Sunday, March 10, 2013

NUHW's Contract Settlement at CPMC Creates Buzz in California




Tasty hears that an NUHW contract settlement is creating quite a buzz among healthcare workers in California. Last week, NUHW’s members settled a contract with Sutter Health’s California Pacific Medical Center (CPMC), which is the largest hospital in San Francisco and the second largest hospital in all of California.

So what’s got people talking? 

It’s the dramatic difference between NUHW and SEIU-UHW at the bargaining table.

After SEIU’s 2009 trusteeship, SEIU’s D.C. officials negotiated big cuts for CPMC’s workers and even penned a special “side letter” that sold out workers’ longtime community allies in their fight to preserve medical services for low-income residents.

That helps explain why CPMC’s workers later voted to get out of SEIU-UHW and joined NUHW.

Then, in 2012, SEIU’s Dave Regan negotiated huge cuts for thousands of workers at ten of Sutter’s other hospitals across Northern California. Regan’s concessions included a deal that forces workers to pay hundreds of dollars each month for a health insurance plan that’s always been free. 

And at Sutter’s Alta Bates Summit Medical Center in Oakland, Regan allowed Sutter to subcontract the hospital’s entire business office (almost 100 workers’ jobs), even though workers’ contract has language to block the subcontracting.  
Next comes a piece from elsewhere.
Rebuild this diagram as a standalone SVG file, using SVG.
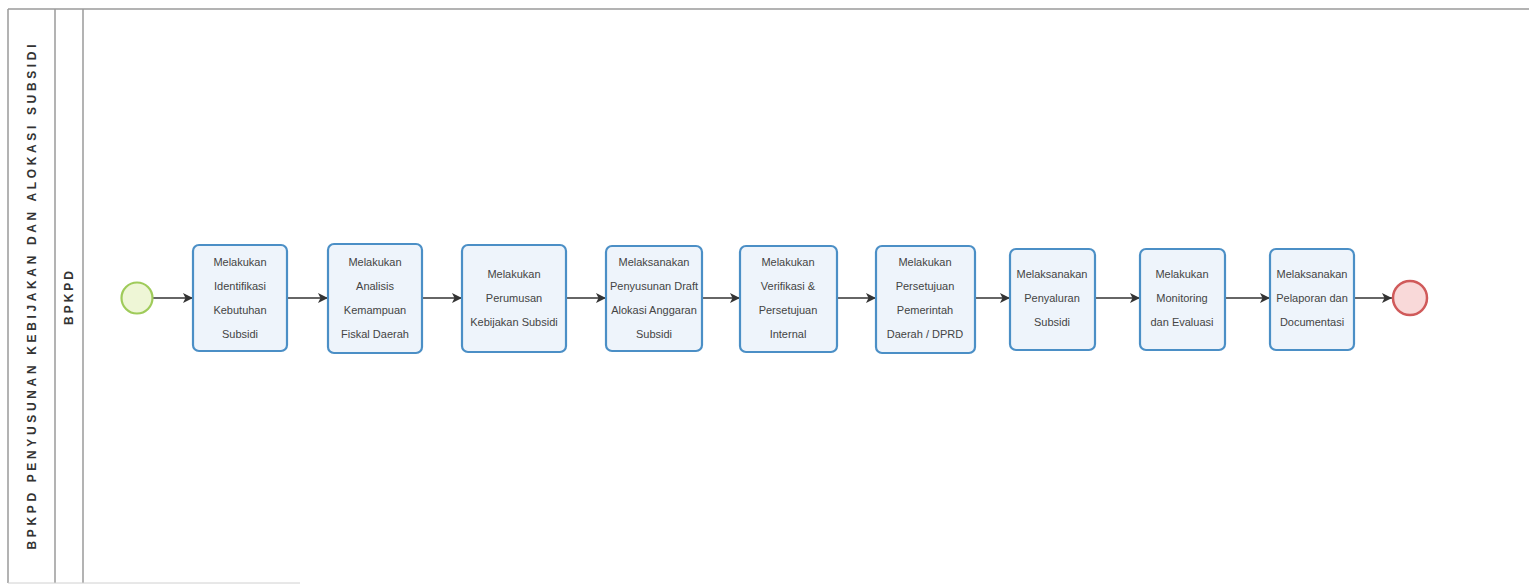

Regan’s sell-out deal with Sutter created some serious headwind for NUHW during its negotiations with CPMC. But check this out. Last week, NUHW reached a contract settlement with improvements and not a single cut!

NUHW was able to reverse the cuts that SEIU accepted during its prior negotiations with CPMC, including cuts to workers’ seniority rights, layoff protections, reclassification language, reporting pay and shift differentials.

Plus, NUHW won new pay increases. After workers voted to leave SEIU, CPMC continued giving them the scheduled wage increases specified in their old contract -- which is a requirement of federal law. Meanwhile, workers were negotiating a new contract with NUHW. Then, last week, NUHW negotiated a retroactive pay increase that goes back to 2012 and gives workers a 5% wage boost in 2012.  

It’s a remarkable story. And it speaks volumes about the dramatic differences between NUHW and SEIU-UHW.

And get this. SEIU-UHW has basically admitted that NUHW is more successful at fighting and winning for its membership.

Last year, SEIU-UHW’s officials cowardly inserted “me too” provisions in its Sutter contracts so that SEIU-UHW’s members would enjoy the superior health benefits that NUHW just negotiated. SEIU knew that NUHW would bargain a better contract. And thanks to NUHW, SEIU-UHW’s members at St. Luke’s Hospital won’t have to suffer the health insurance cuts that SEIU’s negotiators accepted.

Seems like SEIU-UHW ought to throw in the towel, right?